• **Task requirements**:
From the material below, list every line containing "chart".

begin Record set

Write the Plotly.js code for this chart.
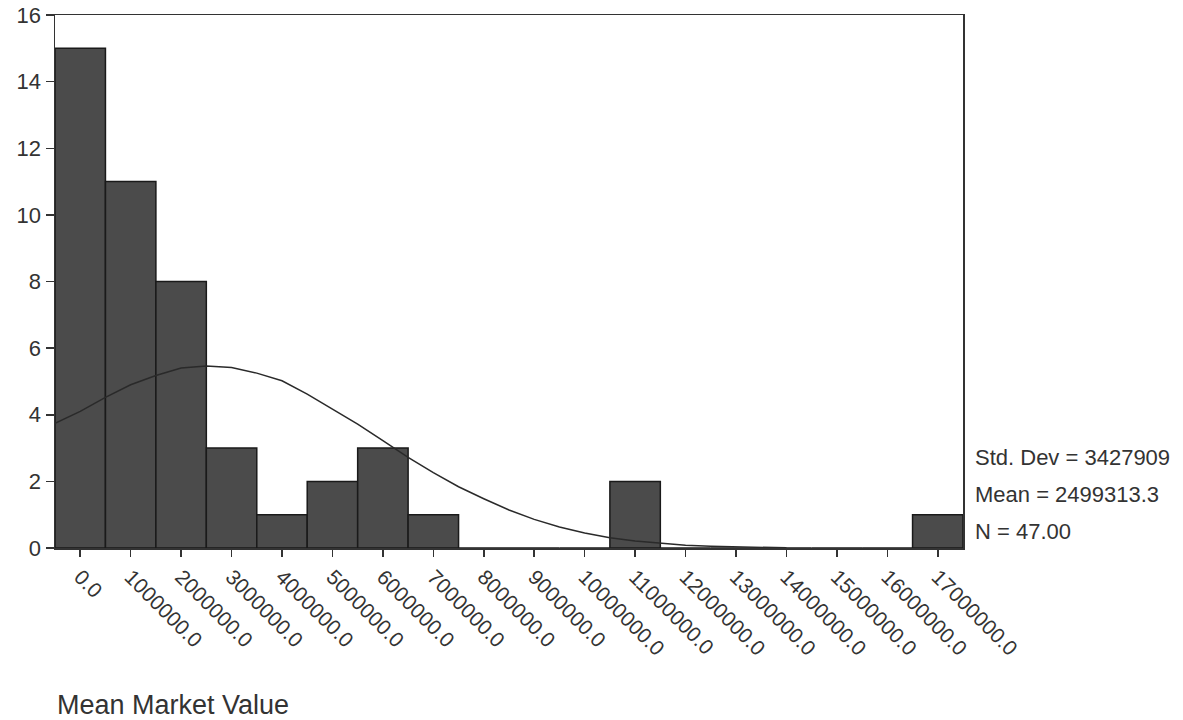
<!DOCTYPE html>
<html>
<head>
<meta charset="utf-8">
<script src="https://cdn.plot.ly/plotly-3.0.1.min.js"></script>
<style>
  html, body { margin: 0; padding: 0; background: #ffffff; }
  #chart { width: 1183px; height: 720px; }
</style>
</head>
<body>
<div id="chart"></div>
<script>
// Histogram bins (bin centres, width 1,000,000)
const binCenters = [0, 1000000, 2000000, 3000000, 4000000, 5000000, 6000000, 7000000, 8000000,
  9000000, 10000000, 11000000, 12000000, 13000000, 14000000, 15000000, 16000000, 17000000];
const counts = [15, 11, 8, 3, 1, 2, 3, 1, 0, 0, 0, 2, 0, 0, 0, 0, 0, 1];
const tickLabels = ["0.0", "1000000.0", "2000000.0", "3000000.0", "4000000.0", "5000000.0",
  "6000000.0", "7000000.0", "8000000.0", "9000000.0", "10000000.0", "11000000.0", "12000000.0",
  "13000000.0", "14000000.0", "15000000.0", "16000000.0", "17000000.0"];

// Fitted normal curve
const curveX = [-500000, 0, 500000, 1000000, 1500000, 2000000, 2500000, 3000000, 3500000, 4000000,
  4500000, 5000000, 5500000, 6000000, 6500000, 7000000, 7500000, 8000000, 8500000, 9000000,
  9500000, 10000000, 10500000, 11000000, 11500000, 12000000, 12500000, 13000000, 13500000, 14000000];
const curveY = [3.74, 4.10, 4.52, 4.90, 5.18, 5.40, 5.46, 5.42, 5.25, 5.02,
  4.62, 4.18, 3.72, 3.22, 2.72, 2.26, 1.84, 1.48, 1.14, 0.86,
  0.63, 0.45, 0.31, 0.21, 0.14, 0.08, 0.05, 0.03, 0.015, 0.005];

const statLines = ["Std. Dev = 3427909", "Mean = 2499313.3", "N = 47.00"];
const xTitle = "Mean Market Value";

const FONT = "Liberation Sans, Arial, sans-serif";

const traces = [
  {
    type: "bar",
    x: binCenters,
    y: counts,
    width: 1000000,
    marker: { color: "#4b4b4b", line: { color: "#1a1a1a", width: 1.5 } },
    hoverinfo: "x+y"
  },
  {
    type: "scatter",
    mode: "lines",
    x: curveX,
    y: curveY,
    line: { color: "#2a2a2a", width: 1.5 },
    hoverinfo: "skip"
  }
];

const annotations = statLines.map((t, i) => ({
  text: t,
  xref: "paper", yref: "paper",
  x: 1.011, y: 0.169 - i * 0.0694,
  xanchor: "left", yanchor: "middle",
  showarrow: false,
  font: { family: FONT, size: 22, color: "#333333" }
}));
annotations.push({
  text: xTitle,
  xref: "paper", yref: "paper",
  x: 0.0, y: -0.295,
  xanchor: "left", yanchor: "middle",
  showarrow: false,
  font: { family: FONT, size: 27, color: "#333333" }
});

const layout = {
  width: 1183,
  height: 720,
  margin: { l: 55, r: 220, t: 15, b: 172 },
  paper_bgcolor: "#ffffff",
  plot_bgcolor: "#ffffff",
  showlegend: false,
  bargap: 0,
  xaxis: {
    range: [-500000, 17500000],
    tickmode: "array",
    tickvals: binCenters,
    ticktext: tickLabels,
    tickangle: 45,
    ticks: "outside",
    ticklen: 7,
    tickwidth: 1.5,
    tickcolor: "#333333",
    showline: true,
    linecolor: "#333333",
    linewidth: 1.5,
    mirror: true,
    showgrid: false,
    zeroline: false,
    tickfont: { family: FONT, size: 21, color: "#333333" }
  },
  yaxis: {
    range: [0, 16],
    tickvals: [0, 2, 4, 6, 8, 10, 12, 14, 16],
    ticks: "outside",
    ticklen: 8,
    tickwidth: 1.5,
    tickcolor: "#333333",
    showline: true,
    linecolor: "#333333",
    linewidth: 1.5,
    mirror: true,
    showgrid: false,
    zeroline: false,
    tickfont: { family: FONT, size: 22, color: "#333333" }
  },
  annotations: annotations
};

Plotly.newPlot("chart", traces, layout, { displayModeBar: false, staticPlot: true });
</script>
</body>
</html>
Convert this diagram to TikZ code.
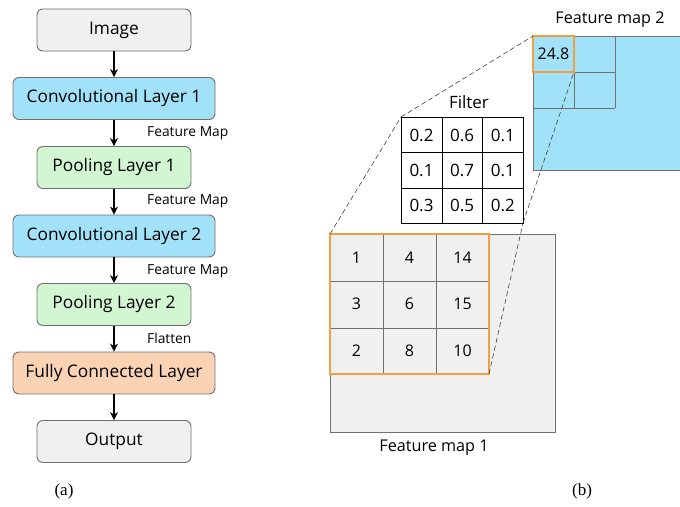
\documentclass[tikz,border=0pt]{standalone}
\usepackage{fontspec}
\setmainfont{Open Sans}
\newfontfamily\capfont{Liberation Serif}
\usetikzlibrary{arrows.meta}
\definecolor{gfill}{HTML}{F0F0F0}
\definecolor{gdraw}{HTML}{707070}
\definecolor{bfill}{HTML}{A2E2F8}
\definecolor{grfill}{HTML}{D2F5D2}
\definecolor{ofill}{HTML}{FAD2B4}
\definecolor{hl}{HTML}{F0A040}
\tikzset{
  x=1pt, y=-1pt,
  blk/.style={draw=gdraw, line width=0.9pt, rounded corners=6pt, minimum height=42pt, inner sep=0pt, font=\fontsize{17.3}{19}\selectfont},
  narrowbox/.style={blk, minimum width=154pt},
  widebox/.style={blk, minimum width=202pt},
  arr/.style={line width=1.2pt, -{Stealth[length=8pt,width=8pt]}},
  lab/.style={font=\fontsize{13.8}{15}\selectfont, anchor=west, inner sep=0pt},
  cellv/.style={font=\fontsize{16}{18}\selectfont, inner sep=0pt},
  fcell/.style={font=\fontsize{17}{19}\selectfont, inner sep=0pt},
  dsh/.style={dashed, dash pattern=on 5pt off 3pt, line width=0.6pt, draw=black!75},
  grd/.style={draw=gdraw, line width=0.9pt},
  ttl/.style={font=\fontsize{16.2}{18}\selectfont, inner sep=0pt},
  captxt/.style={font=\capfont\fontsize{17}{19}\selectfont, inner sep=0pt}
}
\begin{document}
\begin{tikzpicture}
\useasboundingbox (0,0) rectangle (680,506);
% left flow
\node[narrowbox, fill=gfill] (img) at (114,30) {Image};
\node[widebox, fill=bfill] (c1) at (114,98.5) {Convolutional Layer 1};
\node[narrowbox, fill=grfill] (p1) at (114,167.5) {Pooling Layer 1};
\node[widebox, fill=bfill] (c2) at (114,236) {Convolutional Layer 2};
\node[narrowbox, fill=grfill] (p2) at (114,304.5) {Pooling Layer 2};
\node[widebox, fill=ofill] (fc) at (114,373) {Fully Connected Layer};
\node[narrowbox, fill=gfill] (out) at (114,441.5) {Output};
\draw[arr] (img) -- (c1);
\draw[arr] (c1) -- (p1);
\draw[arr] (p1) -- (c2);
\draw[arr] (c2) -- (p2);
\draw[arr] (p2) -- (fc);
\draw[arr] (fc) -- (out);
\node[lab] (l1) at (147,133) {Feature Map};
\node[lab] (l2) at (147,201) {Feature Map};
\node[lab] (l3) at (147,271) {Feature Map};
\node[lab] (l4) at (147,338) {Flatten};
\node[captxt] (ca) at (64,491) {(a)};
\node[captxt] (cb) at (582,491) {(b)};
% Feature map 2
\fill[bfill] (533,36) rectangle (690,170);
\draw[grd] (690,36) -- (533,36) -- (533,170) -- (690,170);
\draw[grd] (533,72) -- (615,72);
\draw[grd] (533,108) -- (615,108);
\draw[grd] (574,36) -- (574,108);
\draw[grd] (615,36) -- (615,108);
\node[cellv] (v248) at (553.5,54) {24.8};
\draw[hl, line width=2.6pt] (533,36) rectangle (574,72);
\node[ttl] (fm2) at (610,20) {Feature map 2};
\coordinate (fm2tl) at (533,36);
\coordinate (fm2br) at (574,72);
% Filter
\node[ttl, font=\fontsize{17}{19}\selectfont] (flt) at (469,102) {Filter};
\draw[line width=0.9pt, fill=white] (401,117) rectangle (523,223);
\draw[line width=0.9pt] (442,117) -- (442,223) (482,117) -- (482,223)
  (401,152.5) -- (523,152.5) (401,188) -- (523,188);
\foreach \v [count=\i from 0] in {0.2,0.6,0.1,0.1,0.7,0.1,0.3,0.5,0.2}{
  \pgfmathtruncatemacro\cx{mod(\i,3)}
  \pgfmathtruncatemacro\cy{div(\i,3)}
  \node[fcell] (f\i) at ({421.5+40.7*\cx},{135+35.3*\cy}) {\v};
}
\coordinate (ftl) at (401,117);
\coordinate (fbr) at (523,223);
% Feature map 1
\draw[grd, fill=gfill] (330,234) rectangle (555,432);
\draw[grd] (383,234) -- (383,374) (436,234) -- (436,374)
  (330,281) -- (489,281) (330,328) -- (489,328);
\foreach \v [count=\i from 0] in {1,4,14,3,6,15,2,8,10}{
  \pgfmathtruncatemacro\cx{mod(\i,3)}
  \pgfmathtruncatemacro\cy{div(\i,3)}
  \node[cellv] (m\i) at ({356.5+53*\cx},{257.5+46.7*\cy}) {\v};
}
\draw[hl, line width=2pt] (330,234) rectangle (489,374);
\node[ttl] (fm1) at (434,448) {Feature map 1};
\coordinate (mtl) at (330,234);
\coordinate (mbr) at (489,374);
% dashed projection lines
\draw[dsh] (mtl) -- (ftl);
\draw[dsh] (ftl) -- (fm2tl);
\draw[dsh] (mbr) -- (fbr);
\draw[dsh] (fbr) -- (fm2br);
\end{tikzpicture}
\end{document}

end Record set

• **Reply**:
Write the Plotly.js code for this chart.
  #chart { width: 1183px; height: 720px; }
<div id="chart"></div>
Plotly.newPlot("chart", traces, layout, { displayModeBar: false, staticPlot: true });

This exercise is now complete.